Esta y no otra pareciera ser la herramienta utilizada para perpetrar la catadura de Simón José Antonio de la Santísima Trinidad Bolívar Palacios y Blanco. Decimos que se trata de un retrato hablado porque quien ordena, y paga con petrodólares la reconstrucción facial del Libertador lo hace como parte de un programa publicitario y propagandístico que busca vincularlo física e históricamente al hijo predilecto de Caracas.
Al Presidente los rasgos y facciones reales de Bolívar le interesan solo en la medida en que pueda sacar algún beneficio para sus intenciones continuistas. ¿Y qué mayor provecho que un providencial y milagroso parecido con el objeto de su obsesión? Sobre todo ahora, cuando los medios difunden cuñas donde el creativo publicitario, no contento con llamarle “este Bolívar”, nos dice: “Primero Dios y después mi comandante”. Estamos seguros de que el comandante ordenó un retrato robot basado en sus deseos, aspiraciones y fantasías, no en una necesidad histórica o una inquietud científica.

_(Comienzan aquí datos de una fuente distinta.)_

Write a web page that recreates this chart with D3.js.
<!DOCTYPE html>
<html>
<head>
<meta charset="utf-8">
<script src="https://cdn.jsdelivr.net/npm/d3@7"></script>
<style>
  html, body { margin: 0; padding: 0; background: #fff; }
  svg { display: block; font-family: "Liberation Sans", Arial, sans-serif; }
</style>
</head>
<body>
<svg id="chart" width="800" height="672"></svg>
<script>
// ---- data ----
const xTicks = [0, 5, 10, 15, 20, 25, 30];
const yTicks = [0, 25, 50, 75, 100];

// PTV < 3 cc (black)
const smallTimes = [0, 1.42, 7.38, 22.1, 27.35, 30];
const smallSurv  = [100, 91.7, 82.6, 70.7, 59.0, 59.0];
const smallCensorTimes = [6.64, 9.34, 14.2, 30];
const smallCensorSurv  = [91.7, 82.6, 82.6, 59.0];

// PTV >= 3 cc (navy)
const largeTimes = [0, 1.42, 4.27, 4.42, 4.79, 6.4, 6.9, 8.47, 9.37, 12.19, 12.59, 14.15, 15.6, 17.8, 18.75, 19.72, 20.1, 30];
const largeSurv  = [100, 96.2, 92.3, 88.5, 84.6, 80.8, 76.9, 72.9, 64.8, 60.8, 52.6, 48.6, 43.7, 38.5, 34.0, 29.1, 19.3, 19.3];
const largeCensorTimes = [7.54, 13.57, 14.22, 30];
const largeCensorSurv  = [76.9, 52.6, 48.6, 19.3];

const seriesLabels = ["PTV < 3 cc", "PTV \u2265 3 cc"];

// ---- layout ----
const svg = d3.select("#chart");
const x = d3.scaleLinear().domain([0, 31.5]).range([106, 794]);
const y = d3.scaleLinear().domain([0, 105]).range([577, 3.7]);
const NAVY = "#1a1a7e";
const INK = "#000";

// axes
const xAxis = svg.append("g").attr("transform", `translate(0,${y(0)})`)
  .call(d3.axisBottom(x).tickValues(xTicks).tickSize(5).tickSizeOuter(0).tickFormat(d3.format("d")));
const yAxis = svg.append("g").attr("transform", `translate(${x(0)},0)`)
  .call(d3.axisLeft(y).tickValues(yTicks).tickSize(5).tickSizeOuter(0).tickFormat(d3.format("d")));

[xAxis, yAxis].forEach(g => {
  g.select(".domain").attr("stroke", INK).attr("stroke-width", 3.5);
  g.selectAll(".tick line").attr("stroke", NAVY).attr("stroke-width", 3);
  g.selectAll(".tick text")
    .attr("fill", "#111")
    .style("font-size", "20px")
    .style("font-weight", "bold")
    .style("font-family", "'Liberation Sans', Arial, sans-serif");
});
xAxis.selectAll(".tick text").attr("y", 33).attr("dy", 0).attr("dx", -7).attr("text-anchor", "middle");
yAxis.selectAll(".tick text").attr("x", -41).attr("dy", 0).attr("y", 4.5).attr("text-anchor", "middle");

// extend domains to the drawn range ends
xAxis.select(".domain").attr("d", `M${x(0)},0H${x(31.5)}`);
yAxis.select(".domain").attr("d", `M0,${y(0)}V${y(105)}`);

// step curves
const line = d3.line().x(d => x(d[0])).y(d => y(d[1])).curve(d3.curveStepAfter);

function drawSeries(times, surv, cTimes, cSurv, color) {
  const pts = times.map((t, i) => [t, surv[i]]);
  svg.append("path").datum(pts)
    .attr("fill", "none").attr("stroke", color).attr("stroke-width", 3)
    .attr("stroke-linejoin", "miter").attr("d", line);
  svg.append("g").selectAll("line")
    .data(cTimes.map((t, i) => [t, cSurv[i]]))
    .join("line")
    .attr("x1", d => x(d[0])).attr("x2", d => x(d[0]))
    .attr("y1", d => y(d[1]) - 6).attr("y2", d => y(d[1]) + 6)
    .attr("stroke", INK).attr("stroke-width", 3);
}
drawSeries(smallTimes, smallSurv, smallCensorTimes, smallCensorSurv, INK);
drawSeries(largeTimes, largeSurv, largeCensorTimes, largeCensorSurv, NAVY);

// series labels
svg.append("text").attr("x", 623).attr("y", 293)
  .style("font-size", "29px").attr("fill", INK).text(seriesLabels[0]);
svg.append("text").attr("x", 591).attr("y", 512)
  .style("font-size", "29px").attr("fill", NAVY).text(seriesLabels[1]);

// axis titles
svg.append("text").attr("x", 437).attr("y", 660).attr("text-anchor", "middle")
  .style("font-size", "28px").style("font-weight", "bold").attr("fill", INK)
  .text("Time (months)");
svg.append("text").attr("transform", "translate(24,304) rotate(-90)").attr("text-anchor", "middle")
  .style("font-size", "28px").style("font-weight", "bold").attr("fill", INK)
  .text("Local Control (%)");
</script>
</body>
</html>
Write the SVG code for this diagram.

Hay un político venezolano al que llaman “Jurunga muertos”, no por necrófilo, sino por su pluma, un apodo que le vendría como anillo al dedo a quien nos gobierna, pues en su enfermiza fijación con Bolívar no ha vacilado en ordenar la exhumación de sus restos y de algunos parientes para, sobre pruebas de ADN, tener la absoluta certeza de que el esqueleto que reposaba en el panteón es el de Simón José Antonio.
Por televisión, los venezolanos observaron cuando el Mandatario repetía fuera de sí: “Tiene que ser Bolívar ese esqueleto glorioso, pues puede sentirse su llamarada”. Talvez fuera de cámara lo haya tomado entre sus brazos como aquel amante que, en versos del poeta colombiano Julio Florez y en la recordada voz de Andrés Cisneros decía: “En una horrenda noche hizo pedazos/ el mármol de la tumba abandonada, / cavó la tierra… y se llevó en los brazos/ el rígido esqueleto de la amada”.
La reconstrucción del rostro de Bolívar no es sino la guinda que corona esta torta fúnebre. No se puede desplazar de un plumazo la iconografía histórica del grande hombre con una representación fraudulenta. En el imaginario americano continuarán presente los muchos y magníficos retratos que de él hicieran competentes artistas como el peruano José Gil de Castro y cuya fidelidad fuese avalada por el retratado en carta a su hermana María Antonia.
Y para empaquetar el luctuoso pastel se ordenó un faraónico sarcófago de madera, metales y piedras preciosas y, construir un mamotreto que ya el pueblo, sabio, llama con razón el Farrucotreto.